[start of Supplied data]

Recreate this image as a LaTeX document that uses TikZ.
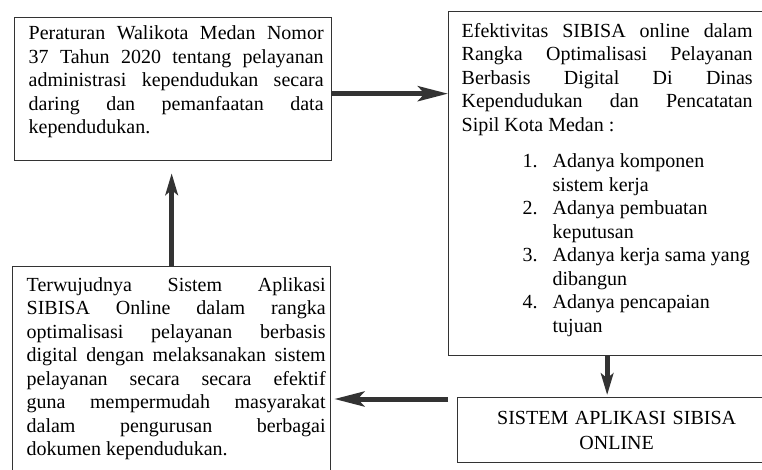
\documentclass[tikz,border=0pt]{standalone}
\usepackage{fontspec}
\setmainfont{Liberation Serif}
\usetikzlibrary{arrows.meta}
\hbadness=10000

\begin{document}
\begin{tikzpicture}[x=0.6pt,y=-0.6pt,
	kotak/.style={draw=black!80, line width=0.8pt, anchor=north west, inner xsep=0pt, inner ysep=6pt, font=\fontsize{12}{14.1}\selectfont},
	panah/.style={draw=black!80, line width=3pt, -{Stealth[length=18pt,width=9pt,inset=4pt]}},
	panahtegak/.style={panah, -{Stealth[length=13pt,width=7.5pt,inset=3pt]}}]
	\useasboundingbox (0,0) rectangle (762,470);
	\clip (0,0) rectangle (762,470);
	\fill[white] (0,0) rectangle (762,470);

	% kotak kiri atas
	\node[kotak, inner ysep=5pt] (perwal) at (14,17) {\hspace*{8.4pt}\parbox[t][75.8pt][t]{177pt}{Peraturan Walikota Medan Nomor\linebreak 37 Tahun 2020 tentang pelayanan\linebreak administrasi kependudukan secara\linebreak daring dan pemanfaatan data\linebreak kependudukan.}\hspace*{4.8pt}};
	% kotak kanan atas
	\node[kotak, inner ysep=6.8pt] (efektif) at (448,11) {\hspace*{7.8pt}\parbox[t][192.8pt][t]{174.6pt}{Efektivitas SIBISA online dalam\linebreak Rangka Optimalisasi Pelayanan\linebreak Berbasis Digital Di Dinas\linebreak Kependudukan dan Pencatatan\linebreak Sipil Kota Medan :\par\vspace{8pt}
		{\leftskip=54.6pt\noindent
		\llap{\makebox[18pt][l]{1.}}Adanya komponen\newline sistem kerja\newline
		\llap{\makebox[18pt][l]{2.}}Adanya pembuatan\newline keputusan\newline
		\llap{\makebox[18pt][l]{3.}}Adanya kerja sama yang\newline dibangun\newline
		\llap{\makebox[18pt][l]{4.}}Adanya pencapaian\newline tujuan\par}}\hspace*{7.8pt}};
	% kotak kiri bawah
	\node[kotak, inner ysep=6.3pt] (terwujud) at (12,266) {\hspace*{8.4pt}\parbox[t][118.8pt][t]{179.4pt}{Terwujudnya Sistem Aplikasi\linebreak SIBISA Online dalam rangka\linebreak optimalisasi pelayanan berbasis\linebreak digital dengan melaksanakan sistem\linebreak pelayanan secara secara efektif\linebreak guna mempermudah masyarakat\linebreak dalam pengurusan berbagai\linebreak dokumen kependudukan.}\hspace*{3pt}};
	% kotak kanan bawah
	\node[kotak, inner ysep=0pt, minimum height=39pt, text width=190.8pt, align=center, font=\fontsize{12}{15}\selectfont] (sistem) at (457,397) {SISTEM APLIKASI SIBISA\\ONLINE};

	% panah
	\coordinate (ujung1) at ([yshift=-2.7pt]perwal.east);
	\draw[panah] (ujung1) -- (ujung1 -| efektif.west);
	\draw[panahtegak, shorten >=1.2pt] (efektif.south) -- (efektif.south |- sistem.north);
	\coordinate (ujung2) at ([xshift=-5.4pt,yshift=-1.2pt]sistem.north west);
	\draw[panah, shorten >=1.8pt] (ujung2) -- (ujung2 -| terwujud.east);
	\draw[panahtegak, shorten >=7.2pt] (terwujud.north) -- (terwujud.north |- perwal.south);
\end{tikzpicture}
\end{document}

[end of Supplied data]

_Exercise task_
From the listing, extract all text exactly as given and drop any picture.

_Expected answer_
Recreate this image as a LaTeX document that uses TikZ.
\documentclass[tikz,border=0pt]{standalone}
\usepackage{fontspec}
\setmainfont{Liberation Serif}
\usetikzlibrary{arrows.meta}
\hbadness=10000

\begin{document}
\begin{tikzpicture}[x=0.6pt,y=-0.6pt,
	kotak/.style={draw=black!80, line width=0.8pt, anchor=north west, inner xsep=0pt, inner ysep=6pt, font=\fontsize{12}{14.1}\selectfont},
	panah/.style={draw=black!80, line width=3pt, -{Stealth[length=18pt,width=9pt,inset=4pt]}},
	panahtegak/.style={panah, -{Stealth[length=13pt,width=7.5pt,inset=3pt]}}]
	\useasboundingbox (0,0) rectangle (762,470);
	\clip (0,0) rectangle (762,470);
	\fill[white] (0,0) rectangle (762,470);

	% kotak kiri atas
	\node[kotak, inner ysep=5pt] (perwal) at (14,17) {\hspace*{8.4pt}\parbox[t][75.8pt][t]{177pt}{Peraturan Walikota Medan Nomor\linebreak 37 Tahun 2020 tentang pelayanan\linebreak administrasi kependudukan secara\linebreak daring dan pemanfaatan data\linebreak kependudukan.}\hspace*{4.8pt}};
	% kotak kanan atas
	\node[kotak, inner ysep=6.8pt] (efektif) at (448,11) {\hspace*{7.8pt}\parbox[t][192.8pt][t]{174.6pt}{Efektivitas SIBISA online dalam\linebreak Rangka Optimalisasi Pelayanan\linebreak Berbasis Digital Di Dinas\linebreak Kependudukan dan Pencatatan\linebreak Sipil Kota Medan :\par\vspace{8pt}
		{\leftskip=54.6pt\noindent
		\llap{\makebox[18pt][l]{1.}}Adanya komponen\newline sistem kerja\newline
		\llap{\makebox[18pt][l]{2.}}Adanya pembuatan\newline keputusan\newline
		\llap{\makebox[18pt][l]{3.}}Adanya kerja sama yang\newline dibangun\newline
		\llap{\makebox[18pt][l]{4.}}Adanya pencapaian\newline tujuan\par}}\hspace*{7.8pt}};
	% kotak kiri bawah
	\node[kotak, inner ysep=6.3pt] (terwujud) at (12,266) {\hspace*{8.4pt}\parbox[t][118.8pt][t]{179.4pt}{Terwujudnya Sistem Aplikasi\linebreak SIBISA Online dalam rangka\linebreak optimalisasi pelayanan berbasis\linebreak digital dengan melaksanakan sistem\linebreak pelayanan secara secara efektif\linebreak guna mempermudah masyarakat\linebreak dalam pengurusan berbagai\linebreak dokumen kependudukan.}\hspace*{3pt}};
	% kotak kanan bawah
	\node[kotak, inner ysep=0pt, minimum height=39pt, text width=190.8pt, align=center, font=\fontsize{12}{15}\selectfont] (sistem) at (457,397) {SISTEM APLIKASI SIBISA\\ONLINE};

	% panah
	\coordinate (ujung1) at ([yshift=-2.7pt]perwal.east);
	\draw[panah] (ujung1) -- (ujung1 -| efektif.west);
	\draw[panahtegak, shorten >=1.2pt] (efektif.south) -- (efektif.south |- sistem.north);
	\coordinate (ujung2) at ([xshift=-5.4pt,yshift=-1.2pt]sistem.north west);
	\draw[panah, shorten >=1.8pt] (ujung2) -- (ujung2 -| terwujud.east);
	\draw[panahtegak, shorten >=7.2pt] (terwujud.north) -- (terwujud.north |- perwal.south);
\end{tikzpicture}
\end{document}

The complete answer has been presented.